Facebook's crypto launch partner Kiva is introducing a refugee investment fund
One of Facebook's launch partners in its new cryptocurrency Libra is Kiva, a nonprofit that has married the concept of third-world microloans to first-world crowdfunding.
Catch up quick: Ordinary Americans use Kiva to lend money to some of the poorest people in the world, receiving 0% interest in dollars. The dollars go to microfinance institutions in more than 80 countries, which convert them to local currency and then lend them out to individuals who have to repay the loans with interest.
- Kiva's model of giving its investors a 0% return has been reasonably successful: It has lent a total of $1.3 billion over the past decade, with a 97% repayment rate.

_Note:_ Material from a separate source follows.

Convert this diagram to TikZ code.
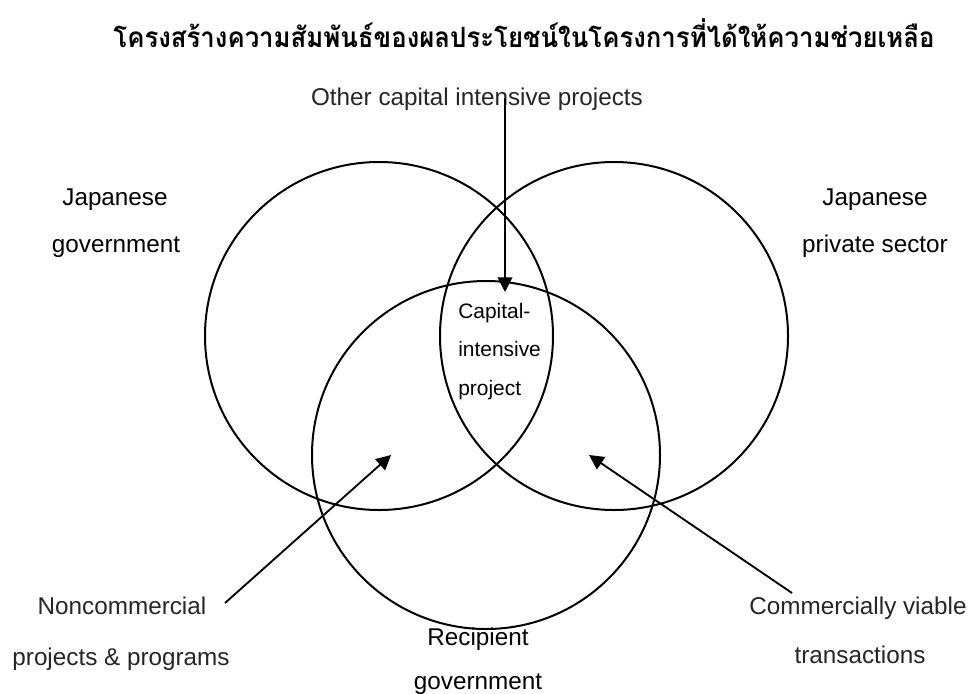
\documentclass[tikz,border=0pt]{standalone}
\usepackage{fontspec}
\setmainfont{Liberation Sans}
\newfontfamily\thaifont[Script=Thai,FakeStretch=0.92]{Loma}
\usetikzlibrary{arrows.meta}
\begin{document}
\begin{tikzpicture}[x=0.75pt,y=-0.75pt,
  venn/.style={circle,draw,line width=1.5pt,minimum size=261pt,inner sep=0pt},
  lbl/.style={font=\fontsize{18.2pt}{20pt}\selectfont,inner sep=0pt,anchor=base,text=black},
  lbllight/.style={lbl,text=black!85},
  small/.style={font=\fontsize{15.7pt}{17pt}\selectfont,inner sep=0pt,anchor=base west},
  arr/.style={line width=1.4pt,-{Triangle[length=11pt,width=11pt]}}]
\useasboundingbox[fill=white] (0,0) rectangle (974,693);
% title
\node[inner sep=0pt,anchor=base,font=\thaifont\bfseries\fontsize{21pt}{24pt}\selectfont] (title) at (524,47) {โครงสร้างความสัมพันธ์ของผลประโยชน์ในโครงการที่ได้ให้ความช่วยเหลือ};
% circles
\node[venn] (cL) at (379,336) {};
\node[venn] (cR) at (614,336) {};
\node[venn] (cB) at (486,455) {};
% labels
\node[lbllight] (other) at (477,105) {Other capital intensive projects};
\node[lbl] (jg1) at (115,205) {Japanese};
\node[lbl] (jg2) at (116,252) {government};
\node[lbl] (jp1) at (875,205) {Japanese};
\node[lbl] (jp2) at (875,252) {private sector};
\node[small] (ci1) at (458,318) {Capital-};
\node[small] (ci2) at (458,356) {intensive};
\node[small] (ci3) at (458,395) {project};
\node[lbllight] (nc1) at (122,614) {Noncommercial};
\node[lbllight] (nc2) at (121,665) {projects \& programs};
\node[lbllight] (cv1) at (858,614) {Commercially viable};
\node[lbllight] (cv2) at (860,663) {transactions};
\node[lbl] (rg1) at (478,645) {Recipient};
\node[lbl] (rg2) at (478,689) {government};
% arrows
\coordinate (a1s) at (505,98);
\coordinate (a1e) at (505,292);
\coordinate (a2s) at (225,603);
\coordinate (a2e) at (391,455);
\coordinate (a3s) at (792,593);
\coordinate (a3e) at (589,455);
\draw[arr] (a1s) -- (a1e);
\draw[arr] (a2s) -- (a2e);
\draw[arr] (a3s) -- (a3e);
\end{tikzpicture}
\end{document}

But when it comes to refugees in particular, the numbers are much lower: Since it started offering loans to refugees in 2016, Kiva has totaled just $12.5 million in loans.
So, Kiva is introducing the Kiva Refugee Investment Fund, a lending vehicle aimed at impact investors seeking a positive return. The fund will be part of Kiva Capital Management, a new shop that will join what the Global Impact Investing Network estimates as the $502 billion market for investments aimed at positive social change.
- "Impact investing" is not particularly well defined. The RealReal, for instance, a luxury-goods marketplace going public this week, has attracted capital from impact investors like DBL Partners on the grounds that it "promotes sustainability by extending the lifespan of upscale goods."
- The impact investing universe is also relatively small: The $502 billion stock of impact investing funds globally is significantly less effective than the $428 billion flow of funds donated to charity by Americans alone in 2018.
The bottom line: A recent UBS survey of 443 asset managers controlling more than $20 trillion among them found that 78% of them actively take ESG (environmental, social and governance) factors into account when making investments. But it's hard to see what difference that has made. More focused impact investors tend to be keener on quantifying their impact — and efforts to do that on a comparable basis are still at a very early stage.